The leaders of Britain and the United States agreed to this — the Cherokee were not consulted.

The war with the Cherokee did not end until 1785, when the new chief Utsi’dsata signed a treaty with the U.S. government. Nanyehi was present at the signing and gave it her blessing.

But white settlers continued to encroach on Cherokee land, and fighting continued. By 1816, the Cherokee nation was considering exchanging their ancestral lands for territory further West.

Despite a lifetime of pushing for peaceful coexistence, Nanyehi had come to realize that Americans would not stop until they owned all Cherokee lands. She and the Cherokee Women’s Council strongly opposed the deal to move West.

At 80 years old, Nanyehi penned a plea to the Cherokee National Council, stating “We have raised all of you on the land which we now have. Your mothers, your sisters ask and beg of you not to part with any more of our land.” Her letter was signed by 12 other women.

The deal was made in spite of these protests. In 1819, the United States officially purchased the territory that included Nanyehi’s hometown of Chota. Nanyehi became an innkeeper, and died in 1822.

Nanyehi was the last Ghigau of the Cherokee. Today, some Cherokee consider her lifetime pursuit of peaceful coexistence with U.S. settlers traitorous, and revere Tsiyu Gansini as a hero. But both leaders worked to assert Cherokee sovereignty in a world that was trying to strip it away.

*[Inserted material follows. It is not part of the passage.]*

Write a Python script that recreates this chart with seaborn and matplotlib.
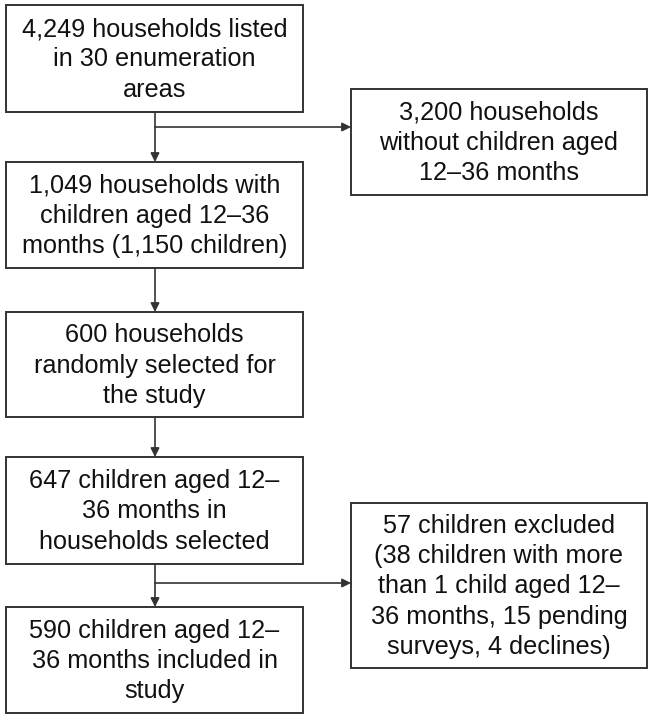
import matplotlib.pyplot as plt
from matplotlib.patches import Rectangle
import seaborn as sns

sns.set_theme(style="white")
plt.rcParams["font.family"] = ["Liberation Sans", "DejaVu Sans"]

# box texts, top to bottom on the main column
main_labels = [
    "4,249 households listed\nin 30 enumeration\nareas",
    "1,049 households with\nchildren aged 12\u201336\nmonths (1,150 children)",
    "600 households\nrandomly selected for\nthe study",
    "647 children aged 12\u2013\n36 months in\nhouseholds selected",
    "590 children aged 12\u2013\n36 months included in\nstudy",
]
# side (exclusion) boxes
side_labels = [
    "3,200 households\nwithout children aged\n12\u201336 months",
    "57 children excluded\n(38 children with more\nthan 1 child aged 12\u2013\n36 months, 15 pending\nsurveys, 4 declines)",
]

# layout in pixels (x0, x1, y0, y1)
main_boxes = [(6, 303, 5, 112), (6, 303, 162, 268), (6, 303, 312, 417),
              (6, 303, 457, 564), (6, 303, 607, 713)]
side_boxes = [(351, 647, 89, 195), (351, 647, 503, 668)]
branch_y = [127, 583]
line_x = 155
edge = "#333333"

fig = plt.figure(figsize=(6.53, 7.19), dpi=100)
ax = fig.add_axes([0, 0, 1, 1])
ax.set_xlim(0, 653)
ax.set_ylim(719, 0)
ax.axis("off")


def draw_box(box, label):
    x0, x1, y0, y1 = box
    ax.add_patch(Rectangle((x0, y0), x1 - x0, y1 - y0, fill=False,
                           edgecolor=edge, linewidth=1.4))
    ax.text((x0 + x1) / 2, (y0 + y1) / 2 + 1, label, ha="center", va="center",
            fontsize=18.2, color="#111111", linespacing=1.34)


for box, label in zip(main_boxes, main_labels):
    draw_box(box, label)
for box, label in zip(side_boxes, side_labels):
    draw_box(box, label)

arrow = dict(arrowstyle="-|>", color=edge, lw=1.2, mutation_scale=13,
             shrinkA=0, shrinkB=0)

# vertical arrows between main boxes
for upper, lower in zip(main_boxes[:-1], main_boxes[1:]):
    ax.annotate("", xy=(line_x, lower[2]), xytext=(line_x, upper[3]),
                arrowprops=arrow)

# branch arrows to exclusion boxes
for y, side in zip(branch_y, side_boxes):
    ax.annotate("", xy=(side[0], y), xytext=(line_x, y), arrowprops=arrow)

fig.savefig("out.png", dpi=100, facecolor="white")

Nanyehi’s story lives on through the efforts of organizations like the New-York Historical Society Center for Women’s History, the National Women’s History Museum; the Association of Tribal Archives, Libraries and Museums; and other members of the Made By Us history and civics coalition.

At a time when only 13% of the named historical figures in U.S. history textbooks are women, stories like Nanyehi’s serve as an important reminder of the long history of women’s leadership throughout American history.